Climate Change Governance and Food Security
By Polina Osipova, Patricia Teresa Fernandez Guajardo, and Lissel Hernandez Gongora
Today we began our morning reflecting on yesterday’s field trip to Priorat. During the debriefing session, each group explored the linkages between their theme (agrifood systems, rural-urban linkages, climate change and rural business), what we observed on the trip and what the local people told us. We shared our reflections with the whole group. It was a good way to recap what we learned the day before.
After that, we continued with the first morning session about the environment and climate change. We listened to Dr. James Breen explain how agriculture contributes to climate change. He also presented an overview about Irish farmers’ awareness of their GHG emissions and the challenges of addressing GHG emissions from agriculture.
Dr. Gabino Nava-Bernal presented the impacts of climate variability on the cycle of sowing and harvesting crops. He explained the challenges that Mexican peasants face and the strategies they have adopted to address them. Finally, Dr. Thierno Thiam discussed the inadequacy of democratic institutions in addressing a complex problem such as climate change. He concluded with a provocative remark about the need to imagine and create different and better institutions.
The second session of the day introduced us to the concept of Collaborative Governance by presenting case studies in Ireland, U.S. and Canada. First, Dr. Bruno Jean spoke about the Regional County Municipality (RCM) model in Quebec which is a supra-local government that allows municipalities to work together to provide services for rural communities.
Then, Dr. Brent Steel discussed the potential of collaborative governance in rural communities in the Western U.S. to address ecological issues. Finally, Dr. Ryan Gibson presented regional development experiences in Newfoundland and Ireland in which the model of collaborative governance was implemented. The session helped us to understand the importance of Collaborative Governance to achieve consensus in decision-making and collaboration between the different stakeholders that interact in rural communities but it also encouraged us to think about the challenges that this model has in practice when different actors have their own agenda and they are used to compete rather than collaborate.

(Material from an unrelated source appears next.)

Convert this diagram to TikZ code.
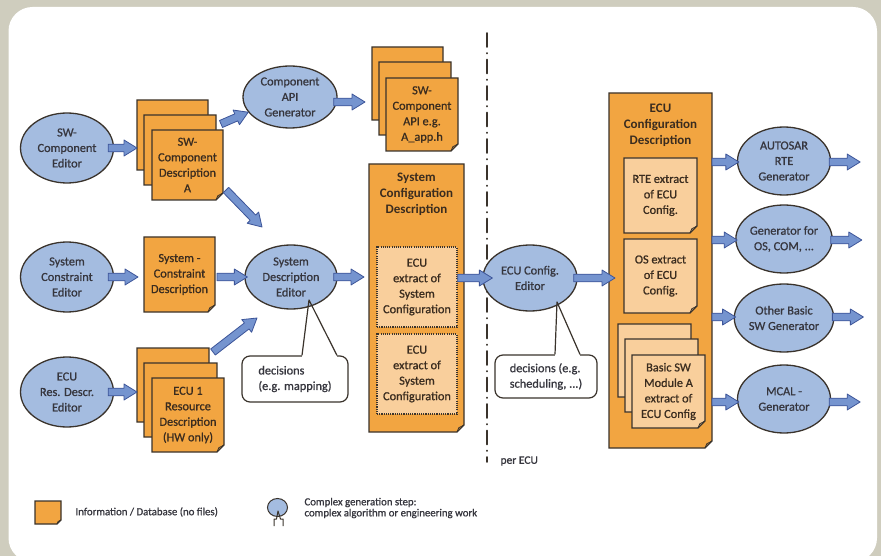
\documentclass[tikz,border=0pt]{standalone}
\usepackage{fontspec}
\setmainfont{Carlito}[UprightFeatures={FakeBold=0.9}]
\usetikzlibrary{calc,shapes.geometric}
\pgfdeclarelayer{backdrop}
\pgfdeclarelayer{background}
\pgfsetlayers{backdrop,background,main}

\definecolor{framegray}{HTML}{CFCDBE}
\definecolor{edge}{HTML}{3A332C}
\definecolor{orng}{HTML}{F2A541}
\definecolor{peach}{HTML}{F9CF9C}
\definecolor{genblue}{HTML}{A4BCE0}
\definecolor{arrowblue}{HTML}{7594CF}
\definecolor{arrowedge}{HTML}{3D5599}
\definecolor{ink}{HTML}{36363E}
\definecolor{brownink}{HTML}{3A2C1F}

\newcommand\dgfont{\fontsize{12.3}{15.5}\selectfont}
\newcommand\dgtitlefont{\fontsize{13}{16.2}\selectfont\bfseries}
\newcommand\dglegfont{\fontsize{10.8}{11}\selectfont}
\def\foldsz{7pt}

% paper sheet with a folded lower right corner, drawn behind the node
\newcommand\sheetbg[2][orng]{%
  \begin{pgfonlayer}{background}
    \path[sheetline, fill=#1] (#2.north west) -- (#2.north east)
      -- ([yshift=\foldsz]#2.south east) -- ([xshift=-\foldsz]#2.south east)
      -- (#2.south west) -- cycle;
    \path[foldline] ([yshift=\foldsz]#2.south east)
      -- ([xshift={-0.75*\foldsz},yshift={0.6*\foldsz}]#2.south east)
      -- ([xshift=-\foldsz]#2.south east);
  \end{pgfonlayer}}

% [fill]{name}{x1}{y1}{x2}{y2}{text}
\newcommand\docsheet[7][orng]{%
  \node[sheet, minimum width={#5-#3}, minimum height={#6-#4}]
    (#2) at ({(#3+#5)/2},{(#4+#6)/2}) {#7};
  \sheetbg[#1]{#2}}

% fat block arrow from #1 to #2
\newcommand\blockarrow[2]{%
  \path[blockarr] let \p1=(#1), \p2=(#2),
      \n1={atan2(\y2-\y1,\x2-\x1)}, \n2={veclen(\x2-\x1,\y2-\y1)-13}
    in ($(\p1)+(\n1+90:3.8pt)$)
    -- ($(\p1)+(\n1:\n2)+(\n1+90:3.8pt)$)
    -- ($(\p1)+(\n1:\n2)+(\n1+90:8pt)$)
    -- (\p2)
    -- ($(\p1)+(\n1:\n2)+(\n1-90:8pt)$)
    -- ($(\p1)+(\n1:\n2)+(\n1-90:3.8pt)$)
    -- ($(\p1)+(\n1-90:3.8pt)$) -- cycle;}

% speech pointer from the top edge of a note to a tip
\newcommand\calloutptr[4]{%
  \fill[white] ($(#1.north)+(#3,-1)$) rectangle ($(#1.north)+(#4,1.6)$);
  \draw[noteline] ($(#1.north)+(#3,0)$) -- (#2) -- ($(#1.north)+(#4,0)$);}

\begin{document}
\begin{tikzpicture}[x=1pt,y=-1pt,
  every node/.style={font=\dgfont},
  gen/.style={ellipse, draw=edge, line width=1.3pt, fill=genblue,
    align=center, inner sep=0pt, text=ink},
  sheet/.style={rectangle, inner sep=0pt, outer sep=0pt, align=center,
    text=brownink},
  sheetline/.style={draw=edge, line width=1.3pt, line join=miter},
  foldline/.style={draw=edge, line width=0.8pt, line join=round},
  boxtitle/.style={font=\dgtitlefont, align=center, text=brownink},
  dotbox/.style={rectangle, draw=edge, line width=1.3pt,
    dash pattern=on 1.1pt off 1.1pt, fill=peach, inner sep=0pt,
    align=center, text=brownink},
  note/.style={rectangle, rounded corners=8pt, draw=edge, line width=1.2pt,
    fill=white, align=left, inner sep=0pt, text=ink},
  noteline/.style={draw=edge, line width=1.2pt, line join=round},
  blockarr/.style={fill=arrowblue, draw=arrowedge, line width=0.8pt,
    line join=round},
  sepline/.style={draw=edge, line width=1.8pt, line cap=round,
    dash pattern=on 14pt off 6pt on 0.5pt off 6pt},
  legtext/.style={font=\dglegfont, text=ink}]

\useasboundingbox (0,0) rectangle (881,556);
\begin{pgfonlayer}{backdrop}
  \fill[framegray] (0,0) rectangle (881,556);
  \fill[white, rounded corners=24pt] (8.5,7) rectangle (877,562);
\end{pgfonlayer}

% editors on the left
\node[gen, minimum width=93pt, minimum height=70pt] (swed) at (67,148) {SW-\\Component\\Editor};
\node[gen, minimum width=93pt, minimum height=70pt] (sced) at (67,277) {System\\Constraint\\Editor};
\node[gen, minimum width=93pt, minimum height=70pt] (ered) at (67,392) {ECU\\Res. Descr.\\Editor};

% input descriptions
\docsheet{swdC}{137}{100}{208}{170}{}
\docsheet{swdB}{144}{115}{216}{185}{}
\docsheet{swdA}{152}{130}{223}{200}{SW-\\Component\\Description\\A}
\docsheet{scd}{144}{237}{215}{312}{System -\\Constraint\\Description}
\docsheet{ecuC}{137}{348}{209}{422}{}
\docsheet{ecuB}{144}{363}{217}{437}{}
\docsheet{ecuA}{152}{378}{224}{452}{ECU 1\\Resource\\Description\\(HW only)}

% component API generation
\node[gen, minimum width=94pt, minimum height=62pt] (cag) at (290,97) {Component\\API\\Generator};
\docsheet{apiC}{372}{47}{443}{120}{}
\docsheet{apiB}{379}{62}{451}{135}{}
\docsheet{apiA}{386}{78}{458}{151}{SW-\\Component\\API e.g.\\A\_app.h}

\node[gen, minimum width=92pt, minimum height=64pt] (sde) at (291,277) {System\\Description\\Editor};

% system configuration description
\docsheet{scfg}{369}{164}{464}{432}{}
\node[boxtitle] (scfgT) at (416.5,194) {System\\Configuration\\Description};
\node[dotbox, minimum width=80pt, minimum height=80pt] (ex1) at (417,287) {ECU\\extract of\\System\\Configuration};
\node[dotbox, minimum width=80pt, minimum height=80pt] (ex2) at (417,374) {ECU\\extract of\\System\\Configuration};

% per ECU separator
\coordinate (sepTop) at (487,33);
\coordinate (sepBot) at (487,462);
\draw[sepline] (sepTop) -- (sepBot);
\node[anchor=west, font=\fontsize{11.5}{13}\selectfont, text=ink] (perecu) at (497,461) {per ECU};

\node[gen, minimum width=94pt, minimum height=66pt] (ece) at (530,278) {ECU Config.\\Editor};

% ECU configuration description
\docsheet{ecfg}{609}{93}{712}{448}{}
\node[boxtitle] (ecfgT) at (660.5,125) {ECU\\Configuration\\Description};
\docsheet[peach]{rte}{624}{158}{697}{233}{RTE extract\\of ECU\\Config.}
\docsheet[peach]{osx}{624}{239}{697}{313}{OS extract\\of ECU\\Config.}
\docsheet[peach]{bswC}{618}{324}{691}{397}{}
\docsheet[peach]{bswB}{625}{339}{698}{412}{}
\docsheet[peach]{bswA}{632}{355}{705}{428}{Basic SW\\Module A\\extract of\\ECU Config}

% generators
\node[gen, minimum width=93pt, minimum height=68pt] (rteg) at (784,161) {AUTOSAR\\RTE\\Generator};
\node[gen, minimum width=93pt, minimum height=68pt] (osg) at (784,239) {Generator for\\OS, COM, ...};
\node[gen, minimum width=93pt, minimum height=68pt] (bswg) at (784,318) {Other Basic\\SW Generator};
\node[gen, minimum width=93pt, minimum height=68pt] (mcal) at (784,399) {MCAL -\\Generator};

% decision notes
\node[note, minimum width=106pt, minimum height=46pt] (dec1) at (295,379) {decisions\\(e.g. mapping)};
\coordinate (dec1tip) at ($(sde.center)+(18,23)$);
\calloutptr{dec1}{dec1tip}{7}{42}
\node[note, minimum width=102pt, minimum height=43pt] (dec2) at (546,376.5) {decisions (e.g.\\scheduling, ...)};
\coordinate (dec2tip) at ($(ece.center)+(27,24)$);
\calloutptr{dec2}{dec2tip}{9}{34}

% free ends of arrows
\coordinate (sdeIn1) at ($(sde.center)+(-29,-50)$);
\coordinate (sdeIn2) at ($(sde.center)+(-34,41)$);
\coordinate (rteOut) at ($(rteg.east)+(29,1)$);
\coordinate (osOut) at ($(osg.east)+(29,1)$);
\coordinate (bswOut) at ($(bswg.east)+(29,-1)$);
\coordinate (mcalOut) at ($(mcal.east)+(29,3)$);

% flow arrows
\blockarrow{[xshift=-6pt]swed.east}{swdC.west |- swed.east}
\blockarrow{$(swdA.north east)+(-2,-6)$}{cag.200}
\blockarrow{$(swdA.south east)+(3,-10)$}{sdeIn1}
\blockarrow{$(cag.east)+(-4,5)$}{$(apiC.west |- cag.east)+(-7,5)$}
\blockarrow{[xshift=-6pt]sced.east}{$(scd.west |- sced.east)+(-6,0)$}
\blockarrow{$(scd.east |- sde.west)+(2,0)$}{[xshift=3pt]sde.west}
\blockarrow{[xshift=-6pt]ered.east}{ecuC.west |- ered.east}
\blockarrow{$(ecuC.north east)+(4,4)$}{sdeIn2}
\blockarrow{[xshift=-4pt]sde.east}{$(scfg.west |- sde.east)+(-5,0)$}
\blockarrow{ex1.east |- ece.west}{[xshift=10pt]ece.west}
\blockarrow{[xshift=-4pt]ece.east}{$(ecfg.west |- ece.east)+(6,0)$}
\blockarrow{$(ecfg.east |- rteg.west)+(0,1)$}{$(rteg.west)+(2,1)$}
\blockarrow{$(ecfg.east |- osg.west)+(0,1)$}{$(osg.west)+(2,1)$}
\blockarrow{$(ecfg.east |- bswg.west)+(0,-1)$}{$(bswg.west)+(2,-1)$}
\blockarrow{$(ecfg.east |- mcal.west)+(0,3)$}{$(mcal.west)+(2,3)$}
\blockarrow{$(rteg.east)+(-2,1)$}{rteOut}
\blockarrow{$(osg.east)+(-2,1)$}{osOut}
\blockarrow{$(bswg.east)+(-2,-1)$}{bswOut}
\blockarrow{$(mcal.east)+(-2,3)$}{mcalOut}

% legend
\def\foldsz{4pt}
\docsheet{legsheet}{35}{501}{61}{524}{}
\node[legtext, anchor=west] (leg1) at (72,512) {Information / Database (no files)};
\node[gen, minimum width=20pt, minimum height=18pt, line width=1pt] (legell) at (277.5,507.5) {};
\coordinate (legtip) at (278,511);
\fill[white] (274,519) rectangle (283,526);
\draw[noteline, line width=1pt] (274,526) -- (274,519) -- (276.5,519) -- (legtip) -- (280.5,519) -- (283,519) -- (283,526);
\node[legtext, anchor=west, align=left] (leg2) at (301,508) {Complex generation step:\\complex algorithm or engineering work};
\end{tikzpicture}
\end{document}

The third session of an information-packed day focused on the topics of food security, food sovereignty, and governance of food systems. Dr. Philip Loring introduced and moderated the session, bringing up the contrast between placing special value in food products that are produced in a specific place (such as champagne or Parmigiano Reggiano, for example), and the results of globalization, which has allowed for foods to be produced and sold almost anywhere in the world, prompting a separation from the value of place. Dr. John Devlin then discussed his recent research into genetically modified (GMO) corn, which focuses on why the technology has spread so rapidly in spite of widespread opposition and questions about its safety. We learned about the ways that large agrofood corporations use their financial resources to influence government, academia, and public perception. One provocative question that was raised was why there are so many resources being put into promoting and developing GMOs when traditional foods are not failing us and when the main issue with food security is not production of food but access to the food that is produced.
Next we heard from a couple of guests from a local university. Dr. Feliu Lopez Gelats, from the University of Vic-Central University of Catalonia (UVic) discussed agroecology and proposed that we can look at it as a form of resistance by peasant farmers to capitalism, placing it in the context of other resistance movements. Dr. Marta G. Rivera Ferre, also from UVic, explained that her research has found that a variety of organizations which have devised policies promoting agroecology all have different narratives about what agroecology is—none of them encompass the full meaning of agroecology.
Finally, Dr. Victoria Soldevila introduced us to the concept of food regimes. She compared the past two food regimes with the one we are currently in, and the reasons for food insecurity in each regime, concluding that past food regimes were not able to solve the problem of food insecurity and that it does not seem that our current one will either. We ended the session with a stimulating whole-class discussion, after which the teams had some time to discuss their projects. It was a very full day at ICRPS!